Watch Michelob Ultra's Super Bowl ad with Serena Williams, Anthony Davis and other sports stars - January 2021
Michelob Ultra secured several A-list athletes for its 2021 Super Bowl ad. But instead of showing them in action on the court or field, the brew put the spotlight on what they do in their downtime.
The ad from Wieden+Kennedy New York includes a scene of Williams dancing and singing karaoke with her girlfriends, while pro golfer Brooks Koepka is shown at a pizza party and hoops star Anthony Davis appears playing chess with his dad.
To mark the start of the U.S. Open, Nike released a highly emotional spot featuring Williams and her sister Venus. The ad, “You Can’t Stop Sisters,” appeared on the stars’ Instagram channels. It focuses on how the media has always played up the competition between the two siblings but suggests an alternative narrative: that both were furthering the causes of women’s sport and racial equality.
Procter & Gamble Co.’s Secret signed a deal with Williams around the brand’s gender equality work, putting an additional $1 million behind an effort to which the brand donated $1 million in the prior year.
Williams appeared in ads for Secret’s “All Strength No Sweat” campaign.
The spot, narrated by Williams, is called “Dream Crazier.” In the clip, Williams speaks about the head-shaking dismissiveness female athletes regularly endure–many of those who have broken barriers in sports have been called “crazy.”
Williams tells her story of how making the first move resulted in her being where she is today in Bumble’s first Super Bowl commercial.
The 30-second spot, titled “The Ball is in Her Court,” shows Williams as a young girl making the first move to join a tennis competition.
As Williams took to the court again for the U.S. Open after becoming a mother to baby Olympia, the media not only reported about her successful start at the tournament–but also her distinctive fashion choices. The myriad aspects of her persona were on full display in a new music video-style ad from Beats by Dre, which portrayed her as the “Queen of Queens” alongside Nicki Minaj.
A spot for Nike from Wieden+Kennedy seamlessly merged archival footage of a young Williams and her father on courts with scenes of the adult Williams in action. “Be tough, just like you want to win,” says Richard Williams in a voiceover. “Just like you’re at the U.S. Open.”

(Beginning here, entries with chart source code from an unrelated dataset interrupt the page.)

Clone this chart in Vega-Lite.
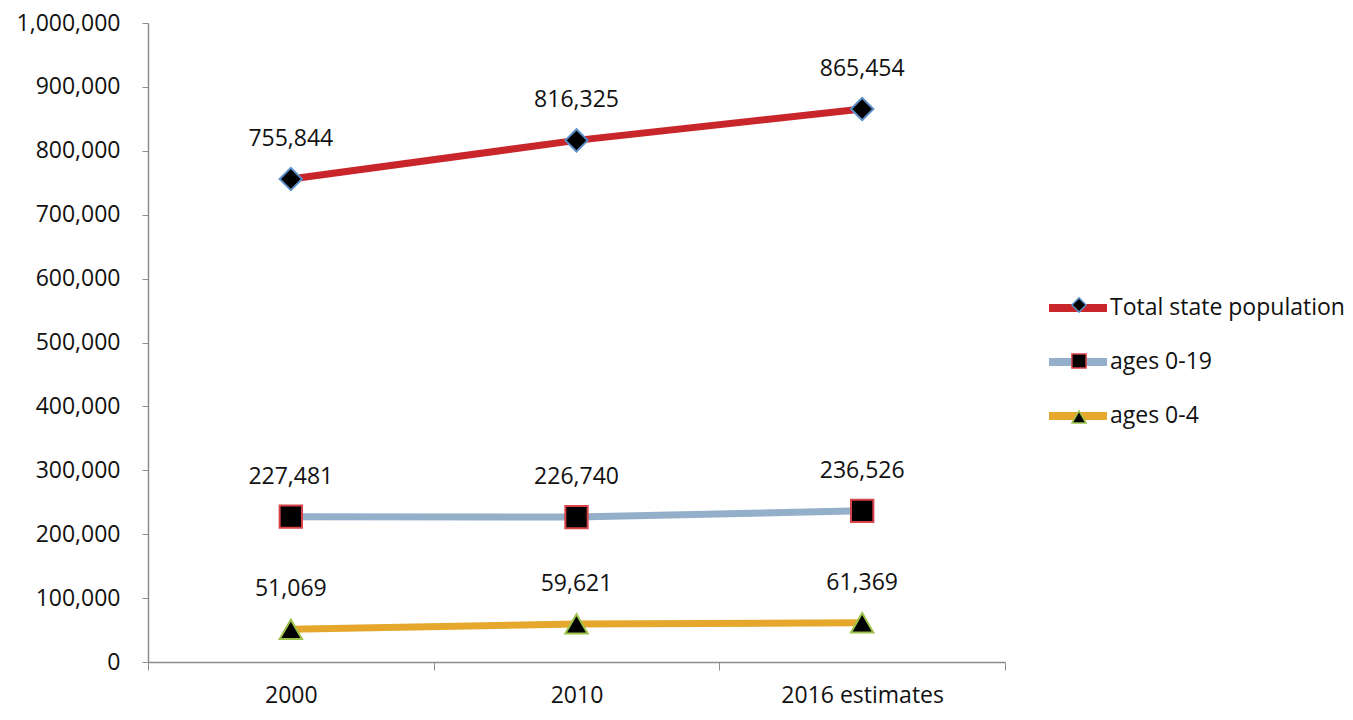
{
  "$schema": "https://vega.github.io/schema/vega-lite/v6.json",
  "autosize": "none",
  "width": 857,
  "height": 639,
  "padding": {"left": 148, "top": 23, "right": 348, "bottom": 58},
  "background": "white",
  "config": {
    "view": {"stroke": null},
    "font": "Open Sans",
    "axis": {"labelFont": "Open Sans", "labelFontSize": 23, "labelColor": "#111", "domainColor": "#8c8c8c", "tickColor": "#8c8c8c", "grid": false, "title": null}
  },
  "data": {
    "values": [
      {"year": "2000", "series": "Total state population", "marker": "d", "value": 755844},
      {"year": "2010", "series": "Total state population", "marker": "d", "value": 816325},
      {"year": "2016 estimates", "series": "Total state population", "marker": "d", "value": 865454},
      {"year": "2000", "series": "ages 0-19", "marker": "s", "value": 227481},
      {"year": "2010", "series": "ages 0-19", "marker": "s", "value": 226740},
      {"year": "2016 estimates", "series": "ages 0-19", "marker": "s", "value": 236526},
      {"year": "2000", "series": "ages 0-4", "marker": "t", "value": 51069},
      {"year": "2010", "series": "ages 0-4", "marker": "t", "value": 59621},
      {"year": "2016 estimates", "series": "ages 0-4", "marker": "t", "value": 61369}
    ]
  },
  "encoding": {
    "x": {
      "field": "year", "type": "nominal", "sort": null,
      "scale": {"type": "band", "paddingInner": 0, "paddingOuter": 0},
      "axis": {"labelAngle": 0, "tickBand": "extent", "tickSize": 8, "labelPadding": 14, "domainWidth": 1.5}
    },
    "y": {
      "field": "value", "type": "quantitative",
      "scale": {"domain": [0, 1000000], "nice": false, "zero": true},
      "axis": {"values": [0, 100000, 200000, 300000, 400000, 500000, 600000, 700000, 800000, 900000, 1000000], "format": ",d", "tickSize": 6, "labelPadding": 22, "domainWidth": 1.5}
    }
  },
  "layer": [
    {
      "mark": {"type": "line", "strokeWidth": 7, "strokeCap": "butt"},
      "encoding": {
        "color": {
          "field": "series", "type": "nominal",
          "scale": {"domain": ["Total state population", "ages 0-19", "ages 0-4"], "range": ["#c8262b", "#94afc9", "#e5a82c"]},
          "legend": {
            "orient": "none", "legendX": 897, "legendY": 252, "title": null,
            "symbolType": "stroke", "symbolSize": 3364, "symbolStrokeWidth": 8,
            "labelFontSize": 23, "labelFont": "Open Sans", "labelColor": "#111", "labelOffset": -1,
            "rowPadding": 5, "labelLimit": 400
          }
        }
      }
    },
    {
      "mark": {"type": "point", "filled": true, "fill": "black", "strokeWidth": 2, "opacity": 1, "size": 500},
      "encoding": {
        "shape": {
          "field": "marker", "type": "nominal",
          "scale": {"domain": ["d", "s", "t"], "range": ["diamond", "square", "triangle-up"]},
          "legend": {
            "orient": "none", "legendX": 920, "legendY": 271, "title": null,
            "symbolSize": 200, "symbolFillColor": "black", "symbolStrokeWidth": 1.5,
            "labelFontSize": 22, "labelOpacity": 0, "rowPadding": 34, "symbolOpacity": 1
          }
        },
        "stroke": {
          "field": "marker", "type": "nominal",
          "scale": {"domain": ["d", "s", "t"], "range": ["#5b8fc9", "#d9434a", "#9cc24b"]},
          "legend": null
        }
      }
    },
    {
      "mark": {"type": "text", "dy": -40, "fontSize": 23, "font": "Open Sans", "color": "#111"},
      "encoding": {
        "text": {"field": "value", "type": "quantitative", "format": ","}
      }
    }
  ]
}
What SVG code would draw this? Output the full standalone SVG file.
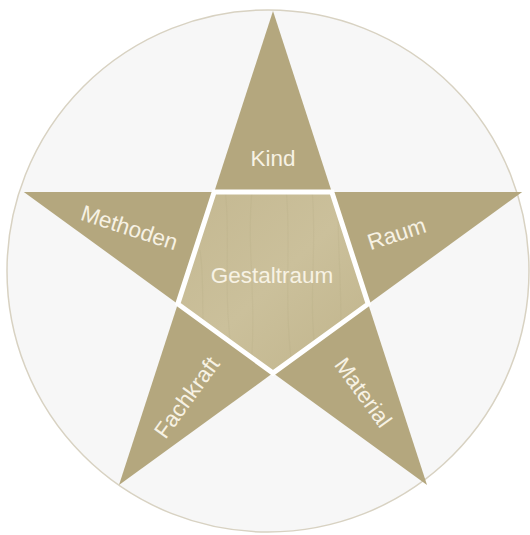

Williams’ return to tennis after giving birth was great fodder for the brands that she’s associated with. Chase got in on the act with a spot airing ahead of the U.S. Open, in which she recites the lyrics of LL Cool J’s “Mama Said Knock You Out” as she puts baby Olympia to bed and heads out to the court.
Gatorade paid tribute to Williams’ fight back to the top of women’s tennis 10 months after motherhood in its ad, narrated by Williams’ own mother.
Oracene Price’s voice describes how Williams “sacrificed”, “pushed through the pain” and “gave 100% without any sleep” like a mother, and more, to footage of Williams training for her latest Wimbledon final.
The Ford-owned luxury brand added Williams to its roster, just as the new mother hit the court again.
“She’s a new mom, she’s an entrepreneur. There are all these qualities about her and her life that match so well that the audience we are trying to talk to on Navigator,” John Emmert, group marketing manager for the Lincoln Motor Co., said at the time.
The Gatorade ad appeared to show the tennis star cradling her nearly three-month-old baby. The digital spot, aimed at encouraging girls to stay in sports, would have marked an exceptionally early acting debut for young Alexis Olympia, if it actually included her. But it turns out that the brand had to arrange for her baby body double at the last minute.
Chase promoted its Chase QuickPay–technology that allows customers to send and receive money in real-time–with a spot in which Williams and Steph Curry went head to head in an epic game of ping pong.
Gatorade’s Serena Williams Snapchat ad-game scoring well with users - September 2016
Gatorade’s ad, which turns into a Nintendo-style video game, was a hit on Snapchat, where about 35% of people who see the game shared it with friends, according to Kenny Mitchell, the then-head of consumer engagement at Gatorade.
The ad featured Williams, in video game form, and let the user play a tennis match with her character.
Nike didn’t need much for its powerful tribute to Serena Williams - September 2016
Williams is cited by many to be the greatest female tennis player of all time–and in the case of Nike’s “Unlimited” ad, perhaps the greatest athlete period.
Enhanced by a spare piano track that crescendoes with each word, the ad tells a powerful story of Williams' dramatic rise, and then fall and then rise again to become the legend she is today.
Just minutes after Williams won Wimbledon and secured a historic 22nd Grand Slam title (tying only with Steffi Graf), Nike released this inspiring film capturing the intensity of the pro tennis player’s dedication to her sport.
Created and produced out of Dirty Robber, the spot featured a surprisingly candid voiceover from Williams.
Watch Serena Williams grow up in Gatorade’s U.S. open ad - September 2015
Gatorade featured real footage that showed her journey all the way from young girl to superstar. The ad, by TBWA\Chiat\Day L.A., starts with an interview in which she is asked “If you were a tennis player, who would you want to be like?”
What can you do? Can you run a mile? Can you dance? Can you fight? Nike says well, that’s not good enough in “Possibilities,” a spot from Wieden+Kennedy that included Williams and celebrated 25 years of the sport giant’s famous “Just Do It” tagline.
The ad also included appearances from LeBron James, soccer star Gerard Pique and boxer Andre Ward.